The author practices weaving under Emma’s watchful eye.

After getting the hang of the rhythm of weaving, Emma brings us to the third loom. This loom is set up to create a meditation mat, and is designed to explore the meditative value the act of weaving provides “as an act of creation that combines focus and relaxation.” Because the process of weaving is so repetitive, once a weaver gets the hang of the pattern they’re creating the process can feel very calming. Even as we are taught the basics of the machine, I understand how someone could lose track of time once they’ve settled into a rhythm.

The second loom is set up next to a record player with a sizable collection of vinyls.
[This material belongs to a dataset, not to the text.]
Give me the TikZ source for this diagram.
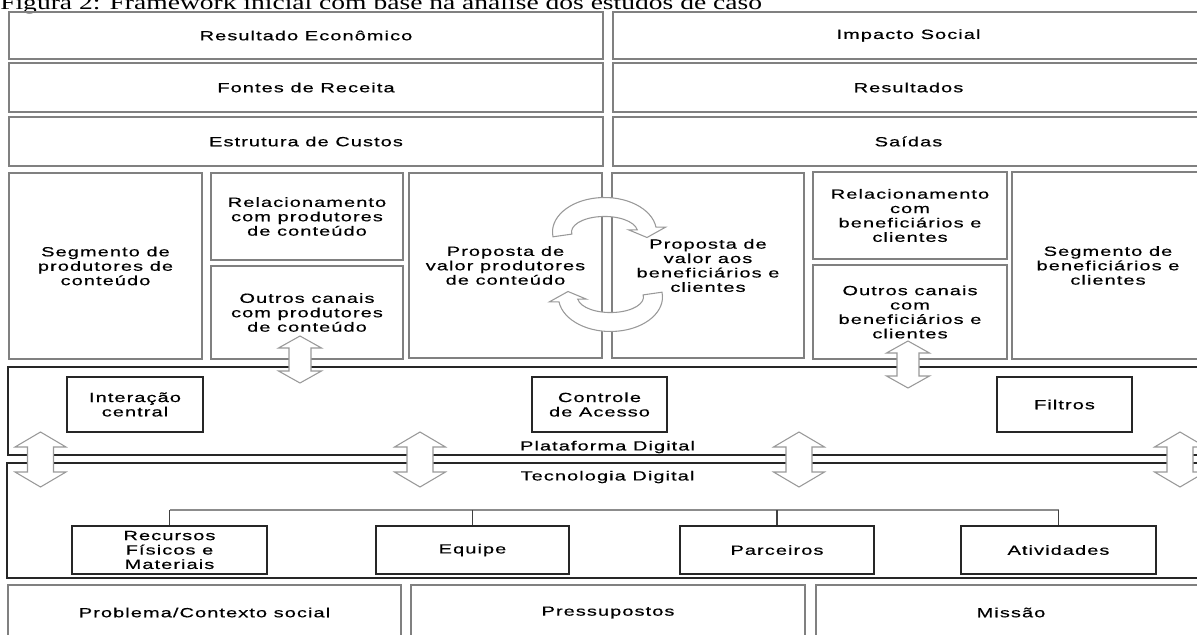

When community members sign up for this loom, they are asked to choose one of the vinyls to listen to while they weave a tea towel. The lab is interested in exploring the different effects of weaving to a variety of music genres. Both of these looms require folks to sign up for hour long sessions online so that they can be guaranteed the full experience without interruption.


Finally, Emma shows us the first loom in the line. This loom is based around production, and is fitted with locally sourced wool yarn from Blackberry Ridge Woolen Mill in Mount Horeb. The goal is to see how many yards of wool cloth can be woven on a floor loom. Emma now explains to us the lengthy process of setting up the loom, and it  sounds about as tedious as one might think. Each thread needs to be wound on the loom and individually threaded through one of the needles. The difficult setup and multitude of supplies required by weaving is one of the primary reasons Professor Fairbanks and her team decided to start the Weaving Lab. It functions to make accessible to the public an otherwise costly and time-consuming activity.

Handheld laser cut tapestry loom.
Portable loom designed by Professor Fairbanks. Photo courtesy of Fairbanks.

As we prepare to leave, Emma draws our attention to the handheld looms that are given to any participating community member as a parting gift. The compact looms immediately intrigue my colleague and I, as Professor Fairbanks has developed the pattern to be as convenient and portable as possible. On a piece of wood the size of an iPhone the loom, needle, and comb beater are laser cut to be easily ‘punched-out’ by a budding weaver. We excitedly pick out small bits of yarn wound on pieces of paper to act as our warp and weft, and look forward to playing with the portable looms upon returning to Nancy Nicholas Hall. As we walk back to the office, I sign up for a full length weaving session on my phone, having officially caught the weaving bug.

The Weaving Lab is open Monday through Friday from 9-4pm and Thursday evenings from 5-7pm until August 21st.